Sunday, January 10, 2010

Running in the Cold and Snow

I was reading a not-so-great article on Runner's World, but thought the comments at the bottom had some great tips I wanted to pass on!

atomthompson wrote:
My "cut off" temp is around -20F or if the windchill gets much below -30F. I have no doubt that I could manage just fine in temperatures below that, however the risk is too high. First off you want to be careful, while you might be able to stay warm enough while running, if you fall and are unable to move you want to know someone can get to you IMMEDIATELY. Also make sure you don't have exposed skin when it's that cold.
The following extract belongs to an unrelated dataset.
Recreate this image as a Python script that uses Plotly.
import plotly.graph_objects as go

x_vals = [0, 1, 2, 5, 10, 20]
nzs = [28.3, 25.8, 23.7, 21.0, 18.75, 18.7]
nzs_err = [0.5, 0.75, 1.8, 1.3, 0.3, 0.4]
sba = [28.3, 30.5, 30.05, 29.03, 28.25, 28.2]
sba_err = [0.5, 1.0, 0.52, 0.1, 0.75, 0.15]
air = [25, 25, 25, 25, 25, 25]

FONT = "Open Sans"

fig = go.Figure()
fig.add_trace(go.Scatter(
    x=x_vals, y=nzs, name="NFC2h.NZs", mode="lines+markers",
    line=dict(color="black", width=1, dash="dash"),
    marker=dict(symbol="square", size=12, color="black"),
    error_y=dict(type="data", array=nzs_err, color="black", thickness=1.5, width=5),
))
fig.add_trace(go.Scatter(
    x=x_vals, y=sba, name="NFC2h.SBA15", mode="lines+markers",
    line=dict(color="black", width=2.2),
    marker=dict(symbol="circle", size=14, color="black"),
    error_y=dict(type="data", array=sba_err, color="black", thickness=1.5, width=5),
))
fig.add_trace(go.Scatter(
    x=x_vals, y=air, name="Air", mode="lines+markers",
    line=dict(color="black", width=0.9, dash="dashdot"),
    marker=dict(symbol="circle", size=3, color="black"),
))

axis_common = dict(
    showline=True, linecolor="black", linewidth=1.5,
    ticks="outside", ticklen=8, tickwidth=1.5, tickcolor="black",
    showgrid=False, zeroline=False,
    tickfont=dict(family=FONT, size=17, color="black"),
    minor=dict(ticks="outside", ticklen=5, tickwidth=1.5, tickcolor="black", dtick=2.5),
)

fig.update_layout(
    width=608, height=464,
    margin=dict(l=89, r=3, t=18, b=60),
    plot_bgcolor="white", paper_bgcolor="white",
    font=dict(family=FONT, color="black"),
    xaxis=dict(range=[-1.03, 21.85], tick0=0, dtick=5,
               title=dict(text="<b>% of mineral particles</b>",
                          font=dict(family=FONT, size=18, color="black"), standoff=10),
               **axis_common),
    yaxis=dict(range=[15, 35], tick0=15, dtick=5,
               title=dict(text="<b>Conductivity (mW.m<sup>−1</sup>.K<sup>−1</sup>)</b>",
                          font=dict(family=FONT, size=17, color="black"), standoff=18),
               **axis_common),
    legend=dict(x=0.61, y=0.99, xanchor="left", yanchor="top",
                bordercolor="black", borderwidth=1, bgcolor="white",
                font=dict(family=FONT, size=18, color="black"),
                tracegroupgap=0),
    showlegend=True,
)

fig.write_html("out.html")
As far as running on ice, there are some items you can add to your shoes which work great. One is "yak trax", they strap onto any shoe and provide wonderful traction in the ice. Although they do the opposite on regular dry ground. Also if you are running in shoes you don't mind hurting a little, taking very small screws and screwing them into the outer edge of your shoe works wonders. I put them so the head of the screw is hitting the ground and not the sharp end, this makes it so you can still walk on carpet (not hardwood though). Just make sure you don't screw it into where it could potentially come through the shoe into your foot. Hence the outer edge.

Breathing takes some getting use to. I suggest wearing a mask of some sort. There are many out there, some better than others. It can help hold in some heat so the air you breath isn't as bad. Otherwise you just need to get use to the air. I try to run outside as much as possible, taking a week or two off can start the adjusting process all over again.

As for pace, I tend to have a harder time running fast in extreme cold. The weather will affect your muscles. Just like trying to run hard right from the get go without a warm up. Also you are probably wearing more clothing and it's probably a bit restrictive. It all plays a part. Just focus on the effort you are putting into it. If it feels like you are working just as hard, guess what, you are.

Hope my suggestions helped. Happy running everyone!!

Dr. Ron wrote:
I run in NH year round and deal with the same icy roads and trails mentioned by adipocere. Another option that utilizes your favorite running shoe (rather than a specific model from one manufacturer) is Icespike -- semi-permanent hardened steel cleats that attach to your shoes. Last longer, lighter and more comfortable compared to other traction devices out there.

Here's the link:

Happy and safe running!


Anonymous said...

I'm so impressed with a -20 degree cut off---I just complained about running in 19 degrees!!
Great suggestions!

Lora said...

Cool tips! The lowest I've been out is 17 and I would have gone longer if I'd have had warmer socks.